Man,” the white guy said. “I thought we said—”

We ain’t said shit,” the black guy said. “You said shit. And I’m sayin’ I hate it.”

“Arright,” the white guy said.

“Act like you the only motherfucker in here,” the black guy said. “Please.”

The muzzle of the gun pressed itself into my skin, and time began to work like a mass, all stretched out and infinite, different from space only in name. In the elevator, no matter where I looked, there was nothing to see for miles.

“Give us your fuckin’ money,” the white guy said.

***

These days, I try to remind myself that my body is the same body I’ve always had. I have the same arms and legs. I have the same head. I’m not in a wheelchair, or anything ridiculous like that. While I use the cane, I don’t think I truly need it anymore, and I’ll soon stash it away, hide it like I do the schooner flare. Sooner or later, I’ll be back to my old self. I’ll gain muscle mass. My balance will return. Still, my body doesn’t feel like mine. Maybe it’s the Red Cross blood that’s thrown me off, all those strange, transfused coagulates. Or my organs. They aren’t in the exact same spots they used to be. My heart feels borrowed. My lungs too. Certain tissues have been realigned. There is the terrible sense that I am a thing on loan, and only for a short while. That might be an obvious, or ancient fact to most, but I don’t care. Each time the old truth is revealed to me, it shocks like something new.

***

I went for my wallet, which had, I knew, seven dollars in it. Who keeps—as the saying goes—cash on them anymore? There was a pause in the aggression. The white guy brought the gun down away from my throat. Like animals, we stunk up the place with our desperation. Everything’s a lifestyle, and theirs was an awful one: lots of shuffles across busy winter streets, I imagined, as they held up traffic with their pride. A score is a score though, no matter the type, and everybody works for a living. We are all tired.

“Seven fuckin’ dollars!” the white guy said.

The elevator made its final, terrified lurch into the lobby.

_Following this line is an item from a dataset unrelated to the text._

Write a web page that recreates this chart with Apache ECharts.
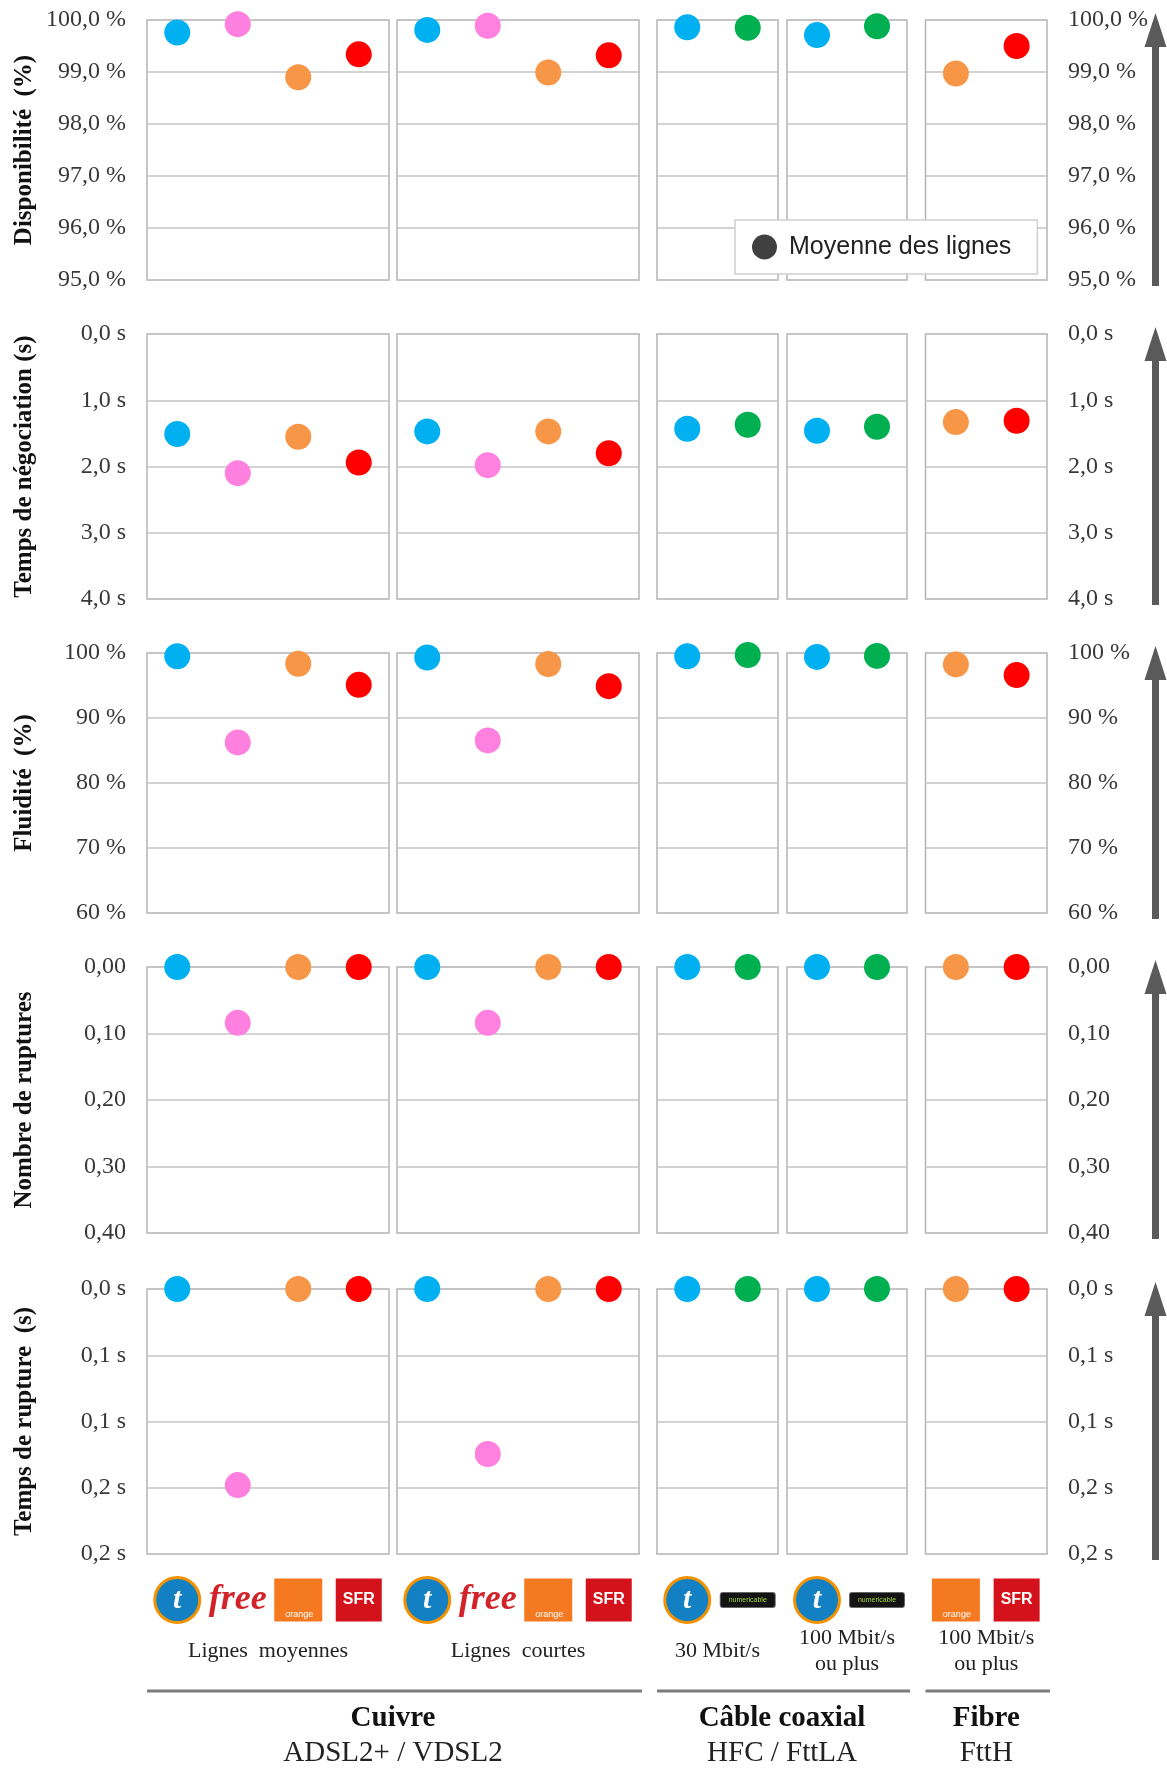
<!DOCTYPE html>
<html><head><meta charset="utf-8">
<script src="https://cdn.jsdelivr.net/npm/echarts@6/dist/echarts.min.js"></script>
<style>html,body{margin:0;padding:0;background:#fff}#chart{width:1167px;height:1771px}</style>
</head><body><div id="chart"></div>
<script>
// ---- categories ----
const panelCategories = [
  ['Bouygues Telecom', 'Free', 'Orange', 'SFR'],
  ['Bouygues Telecom', 'Free', 'Orange', 'SFR'],
  ['Bouygues Telecom', 'Numericable'],
  ['Bouygues Telecom', 'Numericable'],
  ['Orange', 'SFR']
];
const panelNames = ['Lignes  moyennes', 'Lignes  courtes', '30 Mbit/s', '100 Mbit/s\nou plus', '100 Mbit/s\nou plus'];
const groupTitles = ['Cuivre', 'Câble coaxial', 'Fibre'];
const groupSubtitles = ['ADSL2+ / VDSL2', 'HFC / FttLA', 'FttH'];
const groupPanels = [[0, 1], [2, 3], [4]];
const rowTitles = ['Disponibilité  (%)', 'Temps de négociation (s)', 'Fluidité  (%)', 'Nombre de ruptures', 'Temps de rupture  (s)'];
const legendName = 'Moyenne des lignes';

// ---- series values (per panel, in category order) ----
const disponibilite = [[99.76, 99.92, 98.90, 99.34], [99.81, 99.89, 98.99, 99.32], [99.86, 99.85], [99.71, 99.88], [98.97, 99.50]];
const negociation = [[1.51, 2.10, 1.55, 1.94], [1.47, 1.98, 1.47, 1.80], [1.43, 1.37], [1.46, 1.40], [1.33, 1.31]];
const fluidite = [[99.5, 86.25, 98.35, 95.1], [99.3, 86.55, 98.3, 94.9], [99.5, 99.7], [99.4, 99.55], [98.25, 96.6]];
const ruptures = [[0, 0.084, 0, 0], [0, 0.084, 0, 0], [0, 0], [0, 0], [0, 0]];
const tempsRupture = [[0, 0.148, 0, 0], [0, 0.1245, 0, 0], [0, 0], [0, 0], [0, 0]];

// ---- tick labels ----
const dispoTicks = ['95,0 %', '96,0 %', '97,0 %', '98,0 %', '99,0 %', '100,0 %'];
const negoTicks = ['0,0 s', '1,0 s', '2,0 s', '3,0 s', '4,0 s'];
const fluidTicks = ['60 %', '70 %', '80 %', '90 %', '100 %'];
const ruptTicks = ['0,00', '0,10', '0,20', '0,30', '0,40'];
const tempsTicks = ['0,0 s', '0,1 s', '0,1 s', '0,2 s', '0,2 s'];

const brandColors = {
  'Bouygues Telecom': '#00b0f0', 'Free': '#ff80df', 'Orange': '#f79646', 'SFR': '#ff0000', 'Numericable': '#00b050'
};

// ---- layout ----
const rowTop = [20, 334, 653, 967, 1289];
const rowHeight = [260, 265, 260, 266, 265];
const colLeft = [147, 397, 657, 787, 925.5];
const colWidth = [242, 242, 121, 120, 121.5];
const SERIF = '"Liberation Serif", "Times New Roman", serif';
const SANS = '"Liberation Sans", Arial, sans-serif';

const rows = [
  { title: rowTitles[0], values: disponibilite, min: 95, max: 100, interval: 1, inverse: false, labels: dispoTicks },
  { title: rowTitles[1], values: negociation, min: 0, max: 4, interval: 1, inverse: true, labels: negoTicks },
  { title: rowTitles[2], values: fluidite, min: 60, max: 100, interval: 10, inverse: false, labels: fluidTicks },
  { title: rowTitles[3], values: ruptures, min: 0, max: 0.4, interval: 0.1, inverse: true, labels: ruptTicks },
  { title: rowTitles[4], values: tempsRupture, min: 0, max: 0.2, interval: 0.05, inverse: true, labels: tempsTicks }
];

const logoRich = {
  bouygues: { width: 42, height: 42, lineHeight: 42, align: 'center', borderRadius: 21, backgroundColor: '#1380c4',
    borderColor: '#f39200', borderWidth: 3, color: '#ffffff', fontFamily: SERIF, fontSize: 30, fontWeight: 'bold', fontStyle: 'italic' },
  free: { color: '#d2232a', fontFamily: SERIF, fontSize: 36, fontStyle: 'italic', fontWeight: 'bold', lineHeight: 43 },
  orange: { width: 42, height: 10, lineHeight: 10, padding: [31, 2, 2, 4], backgroundColor: '#f47920', color: '#ffffff',
    fontFamily: SANS, fontSize: 9 },
  sfr: { width: 46, height: 43, lineHeight: 43, align: 'center', backgroundColor: '#d3121b', color: '#ffffff',
    fontFamily: SANS, fontSize: 16, fontWeight: 'bold' },
  num: { width: 54, height: 14, lineHeight: 14, align: 'center', backgroundColor: '#141414', borderColor: '#666', borderWidth: 1,
    borderRadius: 2, color: '#a6d23c', fontFamily: SANS, fontSize: 7 }
};
function logoOf(cat) {
  if (cat === 'Bouygues Telecom') return '{bouygues|t}';
  if (cat === 'Free') return '{free|free}';
  if (cat === 'Orange') return '{orange|orange}';
  if (cat === 'SFR') return '{sfr|SFR}';
  return '{num|numericable}';
}

const grids = [], xAxes = [], yAxes = [], series = [];
const lastRow = rows.length - 1, lastCol = panelCategories.length - 1;
rows.forEach((row, r) => {
  panelCategories.forEach((cats, p) => {
    const idx = grids.length;
    grids.push({ left: colLeft[p], top: rowTop[r], width: colWidth[p], height: rowHeight[r],
      show: true, borderColor: '#b4b4b4', borderWidth: 1.5, backgroundColor: 'transparent' });
    const isLast = r === lastRow;
    xAxes.push({
      type: 'category', gridIndex: idx, data: cats, boundaryGap: true,
      axisLine: { show: false }, axisTick: { show: false }, splitLine: { show: false },
      axisLabel: isLast ? { show: true, interval: 0, margin: 46, verticalAlign: 'middle', formatter: v => logoOf(v), rich: logoRich } : { show: false },
      name: isLast ? panelNames[p] : '', nameLocation: 'middle', nameGap: 97,
      nameTextStyle: { fontFamily: SERIF, fontSize: 22, lineHeight: 26, color: '#222', verticalAlign: 'middle' }
    });
    const showLab = p === 0 || p === lastCol;
    yAxes.push({
      type: 'value', gridIndex: idx, min: row.min, max: row.max, interval: row.interval, inverse: row.inverse,
      position: p === lastCol ? 'right' : 'left',
      axisLine: { show: false }, axisTick: { show: false },
      splitLine: { show: true, lineStyle: { color: '#c4c4c4', width: 1.5 } },
      axisLabel: { show: showLab, margin: 21, fontFamily: SERIF, fontSize: 24, color: '#383838',
        formatter: v => row.labels[Math.round((v - row.min) / row.interval)] },
      name: p === 0 ? row.title : '', nameLocation: 'middle', nameGap: 110, nameRotate: 90,
      nameTextStyle: { fontFamily: SERIF, fontWeight: 'bold', fontSize: 25, color: '#111' }
    });
    series.push({
      type: 'scatter', xAxisIndex: idx, yAxisIndex: idx, symbolSize: 26, clip: false, z: 5,
      itemStyle: { opacity: 1 },
      data: row.values[p].map((v, i) => ({ value: v, itemStyle: { color: brandColors[cats[i]], opacity: 1 } }))
    });
  });
});
series.push({ name: legendName, type: 'scatter', xAxisIndex: 0, yAxisIndex: 0, data: [], itemStyle: { color: '#404040', opacity: 1 } });

// ---- decorations: arrows, group lines and titles ----
const graphics = [];
const arrowX = 1155.5;
rows.forEach((row, r) => {
  const tip = rowTop[r] - 7, end = rowTop[r] + rowHeight[r] + 6;
  graphics.push({ type: 'rect', shape: { x: arrowX - 3.5, y: tip + 30, width: 7, height: end - tip - 30 }, style: { fill: '#5a5a5a' } });
  graphics.push({ type: 'polygon', shape: { points: [[arrowX - 11, tip + 34], [arrowX, tip], [arrowX + 11, tip + 34]] }, style: { fill: '#5a5a5a' } });
});
groupPanels.forEach((ps, g) => {
  const x0 = colLeft[ps[0]], x1 = colLeft[ps[ps.length - 1]] + colWidth[ps[ps.length - 1]];
  graphics.push({ type: 'line', shape: { x1: x0, y1: 1691, x2: x1 + 3, y2: 1691 }, style: { stroke: '#7c7c7c', lineWidth: 3 } });
  const cx = (x0 + x1) / 2;
  graphics.push({ type: 'text', x: cx, y: 1719, style: { text: groupTitles[g], font: 'bold 29px ' + SERIF, fill: '#111',
    align: 'center', verticalAlign: 'middle', textAlign: 'center', textVerticalAlign: 'middle' } });
  graphics.push({ type: 'text', x: cx, y: 1753, style: { text: groupSubtitles[g], font: '29px ' + SERIF, fill: '#222',
    align: 'center', verticalAlign: 'middle', textAlign: 'center', textVerticalAlign: 'middle' } });
});

const chart = echarts.init(document.getElementById('chart'));
chart.setOption({
  animation: false,
  backgroundColor: '#ffffff',
  grid: grids, xAxis: xAxes, yAxis: yAxes, series: series,
  legend: {
    data: [legendName], left: 735, top: 220, icon: 'circle', itemWidth: 25, itemHeight: 25,
    padding: [14, 26, 14, 17], backgroundColor: '#ffffff', borderColor: '#d0d0d0', borderWidth: 1.5,
    selectedMode: false, z: 10,
    itemStyle: { opacity: 1 },
    textStyle: { fontFamily: SANS, fontSize: 25, color: '#222', lineHeight: 26, padding: [0, 0, 0, 7] }
  },
  graphic: graphics
});
</script></body></html>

“What we ‘sposed—” the black guy said. “What the—”

“ATM,” I managed to say.

“Auntie Em?” the black guy asked.

“ATM.”

“Oh,” the black guy said. “No time, you Wizard of Oz mother—”

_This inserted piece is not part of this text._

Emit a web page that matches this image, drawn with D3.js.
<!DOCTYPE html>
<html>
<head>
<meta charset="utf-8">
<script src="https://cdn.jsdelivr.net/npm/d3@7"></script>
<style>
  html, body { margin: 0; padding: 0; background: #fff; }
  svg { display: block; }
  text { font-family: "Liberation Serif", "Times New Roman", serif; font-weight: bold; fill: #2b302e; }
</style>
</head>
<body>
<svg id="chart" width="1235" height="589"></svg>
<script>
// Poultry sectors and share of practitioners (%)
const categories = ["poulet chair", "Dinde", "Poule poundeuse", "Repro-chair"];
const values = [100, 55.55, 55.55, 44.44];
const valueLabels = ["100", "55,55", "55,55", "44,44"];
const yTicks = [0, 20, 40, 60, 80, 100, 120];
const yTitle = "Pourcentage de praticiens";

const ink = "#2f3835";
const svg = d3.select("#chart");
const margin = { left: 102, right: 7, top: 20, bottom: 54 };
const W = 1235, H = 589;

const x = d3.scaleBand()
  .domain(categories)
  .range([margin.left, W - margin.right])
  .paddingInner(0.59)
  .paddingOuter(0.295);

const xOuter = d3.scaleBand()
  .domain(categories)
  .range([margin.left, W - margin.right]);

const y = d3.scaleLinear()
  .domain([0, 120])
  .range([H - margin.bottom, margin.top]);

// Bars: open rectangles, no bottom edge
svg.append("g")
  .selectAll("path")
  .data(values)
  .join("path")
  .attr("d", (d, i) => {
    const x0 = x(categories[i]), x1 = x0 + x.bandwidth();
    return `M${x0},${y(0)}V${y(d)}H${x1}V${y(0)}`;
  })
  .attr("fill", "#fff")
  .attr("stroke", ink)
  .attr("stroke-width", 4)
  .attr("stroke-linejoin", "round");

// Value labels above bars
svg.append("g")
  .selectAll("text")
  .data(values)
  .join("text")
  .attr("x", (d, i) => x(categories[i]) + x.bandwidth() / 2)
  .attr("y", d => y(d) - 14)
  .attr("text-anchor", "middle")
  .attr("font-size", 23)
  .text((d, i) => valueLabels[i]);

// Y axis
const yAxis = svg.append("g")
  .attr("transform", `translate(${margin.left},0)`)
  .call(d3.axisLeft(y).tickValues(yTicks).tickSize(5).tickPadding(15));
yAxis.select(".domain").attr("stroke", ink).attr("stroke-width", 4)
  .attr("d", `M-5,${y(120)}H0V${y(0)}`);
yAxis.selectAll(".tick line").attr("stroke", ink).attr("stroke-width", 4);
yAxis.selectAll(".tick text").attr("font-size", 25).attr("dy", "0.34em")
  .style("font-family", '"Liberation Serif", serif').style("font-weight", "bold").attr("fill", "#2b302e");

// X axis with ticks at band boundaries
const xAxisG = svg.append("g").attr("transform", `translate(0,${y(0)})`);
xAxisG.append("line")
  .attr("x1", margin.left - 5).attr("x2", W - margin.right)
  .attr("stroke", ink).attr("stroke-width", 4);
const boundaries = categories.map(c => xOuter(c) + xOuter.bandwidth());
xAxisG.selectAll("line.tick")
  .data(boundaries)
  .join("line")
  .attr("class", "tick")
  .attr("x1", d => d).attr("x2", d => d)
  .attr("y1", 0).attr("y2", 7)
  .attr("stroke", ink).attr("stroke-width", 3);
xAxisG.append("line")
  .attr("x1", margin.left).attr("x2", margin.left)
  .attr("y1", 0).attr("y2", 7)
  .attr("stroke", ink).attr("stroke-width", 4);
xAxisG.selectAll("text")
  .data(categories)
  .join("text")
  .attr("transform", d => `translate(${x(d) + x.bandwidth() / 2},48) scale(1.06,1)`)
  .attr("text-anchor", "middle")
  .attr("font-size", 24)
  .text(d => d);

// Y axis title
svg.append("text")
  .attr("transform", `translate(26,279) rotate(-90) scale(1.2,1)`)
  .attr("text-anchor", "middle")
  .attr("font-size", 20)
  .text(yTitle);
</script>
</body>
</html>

“Credits cards,” the white guy said.  “He’s got ‘em.”

“He’ll cancel ‘em.”

“Naw, he won’t,” the white guy said. As we looked at one another, I recognized him. I’d seen his kind before, noticed him seated across from me in boardrooms and train cars. I’d spotted his sort at parties. We’d maybe waited at the bar beside each other and not said a word, turned around and walked toward our similar destinations, self-loathing burned into our hearts at the sight of ourselves.

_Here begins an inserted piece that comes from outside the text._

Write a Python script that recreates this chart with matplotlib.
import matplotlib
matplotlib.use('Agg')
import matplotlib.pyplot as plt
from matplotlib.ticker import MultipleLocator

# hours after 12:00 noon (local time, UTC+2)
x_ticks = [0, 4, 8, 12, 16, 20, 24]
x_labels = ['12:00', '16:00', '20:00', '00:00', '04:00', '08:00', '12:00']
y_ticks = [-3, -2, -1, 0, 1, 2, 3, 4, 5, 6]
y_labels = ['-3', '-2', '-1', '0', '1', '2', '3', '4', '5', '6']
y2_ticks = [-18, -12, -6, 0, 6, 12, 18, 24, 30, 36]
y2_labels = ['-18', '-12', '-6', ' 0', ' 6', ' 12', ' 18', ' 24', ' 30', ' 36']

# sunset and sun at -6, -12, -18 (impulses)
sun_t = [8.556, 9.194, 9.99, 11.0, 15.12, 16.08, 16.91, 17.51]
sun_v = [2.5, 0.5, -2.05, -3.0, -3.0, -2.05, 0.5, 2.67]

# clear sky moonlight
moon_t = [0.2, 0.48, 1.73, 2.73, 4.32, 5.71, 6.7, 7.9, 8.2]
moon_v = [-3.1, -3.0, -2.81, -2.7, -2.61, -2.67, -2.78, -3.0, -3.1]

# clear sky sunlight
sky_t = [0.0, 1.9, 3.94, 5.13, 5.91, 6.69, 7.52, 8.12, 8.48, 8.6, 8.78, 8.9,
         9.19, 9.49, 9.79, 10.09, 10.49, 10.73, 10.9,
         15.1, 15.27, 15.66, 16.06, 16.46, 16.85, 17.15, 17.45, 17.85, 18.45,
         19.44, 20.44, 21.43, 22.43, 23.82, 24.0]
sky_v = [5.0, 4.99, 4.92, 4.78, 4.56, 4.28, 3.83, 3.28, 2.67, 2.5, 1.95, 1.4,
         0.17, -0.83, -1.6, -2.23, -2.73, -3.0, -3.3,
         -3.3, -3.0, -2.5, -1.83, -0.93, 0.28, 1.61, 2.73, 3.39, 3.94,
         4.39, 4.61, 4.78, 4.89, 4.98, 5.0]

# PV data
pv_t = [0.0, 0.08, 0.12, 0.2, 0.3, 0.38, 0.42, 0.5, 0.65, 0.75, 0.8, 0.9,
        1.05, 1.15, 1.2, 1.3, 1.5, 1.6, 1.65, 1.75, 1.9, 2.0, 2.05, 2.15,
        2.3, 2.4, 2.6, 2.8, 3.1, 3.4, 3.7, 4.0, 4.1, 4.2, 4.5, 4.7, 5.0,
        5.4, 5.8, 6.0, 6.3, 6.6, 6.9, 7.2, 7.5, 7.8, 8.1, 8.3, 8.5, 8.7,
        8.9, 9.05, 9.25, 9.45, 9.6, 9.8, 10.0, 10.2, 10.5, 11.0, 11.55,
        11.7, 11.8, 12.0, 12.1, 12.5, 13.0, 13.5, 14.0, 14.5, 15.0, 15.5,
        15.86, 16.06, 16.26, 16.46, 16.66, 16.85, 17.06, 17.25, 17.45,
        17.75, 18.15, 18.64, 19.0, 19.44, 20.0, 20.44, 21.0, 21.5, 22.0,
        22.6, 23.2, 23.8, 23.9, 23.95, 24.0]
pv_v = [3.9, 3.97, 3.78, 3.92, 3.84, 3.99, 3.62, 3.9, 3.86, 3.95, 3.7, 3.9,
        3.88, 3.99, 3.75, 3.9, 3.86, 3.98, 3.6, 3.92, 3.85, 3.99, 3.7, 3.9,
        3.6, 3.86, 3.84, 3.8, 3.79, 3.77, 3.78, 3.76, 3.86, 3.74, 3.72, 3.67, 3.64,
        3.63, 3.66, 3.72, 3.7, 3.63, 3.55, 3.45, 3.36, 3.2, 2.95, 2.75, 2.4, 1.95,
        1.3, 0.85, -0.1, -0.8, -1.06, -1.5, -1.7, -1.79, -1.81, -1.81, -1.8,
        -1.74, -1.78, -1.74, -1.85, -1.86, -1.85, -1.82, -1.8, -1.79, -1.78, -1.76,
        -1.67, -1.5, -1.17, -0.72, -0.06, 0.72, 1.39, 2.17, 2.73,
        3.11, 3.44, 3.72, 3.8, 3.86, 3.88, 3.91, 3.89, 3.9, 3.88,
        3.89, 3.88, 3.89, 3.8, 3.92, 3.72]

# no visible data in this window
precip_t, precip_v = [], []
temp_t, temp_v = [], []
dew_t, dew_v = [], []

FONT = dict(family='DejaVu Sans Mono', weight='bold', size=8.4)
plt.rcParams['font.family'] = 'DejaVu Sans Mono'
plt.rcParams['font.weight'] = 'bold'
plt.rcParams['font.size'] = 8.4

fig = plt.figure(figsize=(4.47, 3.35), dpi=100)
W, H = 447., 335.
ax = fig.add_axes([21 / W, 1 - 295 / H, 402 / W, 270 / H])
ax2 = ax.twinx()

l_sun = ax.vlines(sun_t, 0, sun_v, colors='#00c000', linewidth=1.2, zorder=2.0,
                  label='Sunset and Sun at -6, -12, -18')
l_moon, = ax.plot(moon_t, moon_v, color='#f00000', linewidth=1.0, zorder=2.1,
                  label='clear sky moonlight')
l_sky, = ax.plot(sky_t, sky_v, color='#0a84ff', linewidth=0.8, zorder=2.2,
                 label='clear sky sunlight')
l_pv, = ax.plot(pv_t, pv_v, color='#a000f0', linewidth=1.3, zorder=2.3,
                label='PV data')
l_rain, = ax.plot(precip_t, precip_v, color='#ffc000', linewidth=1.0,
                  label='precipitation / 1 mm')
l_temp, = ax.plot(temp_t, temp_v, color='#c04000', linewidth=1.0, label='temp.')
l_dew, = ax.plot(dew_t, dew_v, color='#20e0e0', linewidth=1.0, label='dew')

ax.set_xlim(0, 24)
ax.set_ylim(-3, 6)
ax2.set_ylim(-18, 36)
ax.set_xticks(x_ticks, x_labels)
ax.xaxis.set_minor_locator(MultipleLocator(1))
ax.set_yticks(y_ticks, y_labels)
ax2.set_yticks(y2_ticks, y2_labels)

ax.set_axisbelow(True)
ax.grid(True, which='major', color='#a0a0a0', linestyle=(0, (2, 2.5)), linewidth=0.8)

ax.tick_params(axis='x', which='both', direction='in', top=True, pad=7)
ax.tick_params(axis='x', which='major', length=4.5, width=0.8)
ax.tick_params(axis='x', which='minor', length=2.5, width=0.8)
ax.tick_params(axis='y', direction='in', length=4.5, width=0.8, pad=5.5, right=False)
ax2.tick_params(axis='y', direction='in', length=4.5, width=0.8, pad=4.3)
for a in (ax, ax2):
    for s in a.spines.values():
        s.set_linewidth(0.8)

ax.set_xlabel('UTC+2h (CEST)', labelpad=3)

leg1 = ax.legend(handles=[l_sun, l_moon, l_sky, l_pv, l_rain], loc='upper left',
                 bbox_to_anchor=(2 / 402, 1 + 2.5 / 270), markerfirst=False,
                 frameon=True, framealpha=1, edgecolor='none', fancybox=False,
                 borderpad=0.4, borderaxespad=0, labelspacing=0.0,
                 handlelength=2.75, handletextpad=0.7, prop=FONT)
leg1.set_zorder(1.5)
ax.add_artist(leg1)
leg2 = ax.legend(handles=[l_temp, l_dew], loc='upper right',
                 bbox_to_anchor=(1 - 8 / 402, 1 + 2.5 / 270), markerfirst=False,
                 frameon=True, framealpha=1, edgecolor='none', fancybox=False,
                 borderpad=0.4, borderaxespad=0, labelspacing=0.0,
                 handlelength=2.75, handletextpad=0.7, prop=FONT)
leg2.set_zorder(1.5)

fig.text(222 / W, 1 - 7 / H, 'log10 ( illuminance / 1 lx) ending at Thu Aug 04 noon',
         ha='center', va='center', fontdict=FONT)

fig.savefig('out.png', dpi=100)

He raised the gun, stared at me coolly, and shot me in the chest three times.

There is the feel of heat, in case anyone wants to know. It is total pain, and, later, infection. Blood rushes from the holes.

I fell back and slid to the floor. I felt the men—and this was like it wasn’t my body—search through my bloody clothes. The elevator door opened, and they were gone. Out on the gray floor of the lobby, I saw that one of them, in their rush, had dropped my phone.

I was only able to pull myself forward. I didn’t know if I was breathing. I was sure I might be dead. I did not contemplate. I did not think: life’s the meanest joke. I pushed myself into the floor—“pressure, pressure,” I thought—and reached for what wasn’t there.

One of the girls had my phone. They were the ones from the game upstairs, and they held each other—not like friends or cousins will—but like sisters. I saw them as if each of their bodies were one and the same. The older one’s lips went tight. You could see her staring at the future and deciding to be strong. I looked at them, but didn’t speak. I couldn’t. They didn’t speak either. The lobby dimmed around me like at intermission. I managed a hand, and lifted it from the floor. As if I held a weapon, they stepped away. They were afraid of me, and I wanted to say no, and don’t be afraid, and help, please help me—but the words wouldn’t come. The phone was right there in the young one’s hand, but I couldn’t ask for it. All I could do was keep my fingers twitching in the air, and pray the sisters understood they were my last, and only hope. I saw myself reflected in their eyes. It was them and only them. There would be no other. They had the thing I’d come all this way for.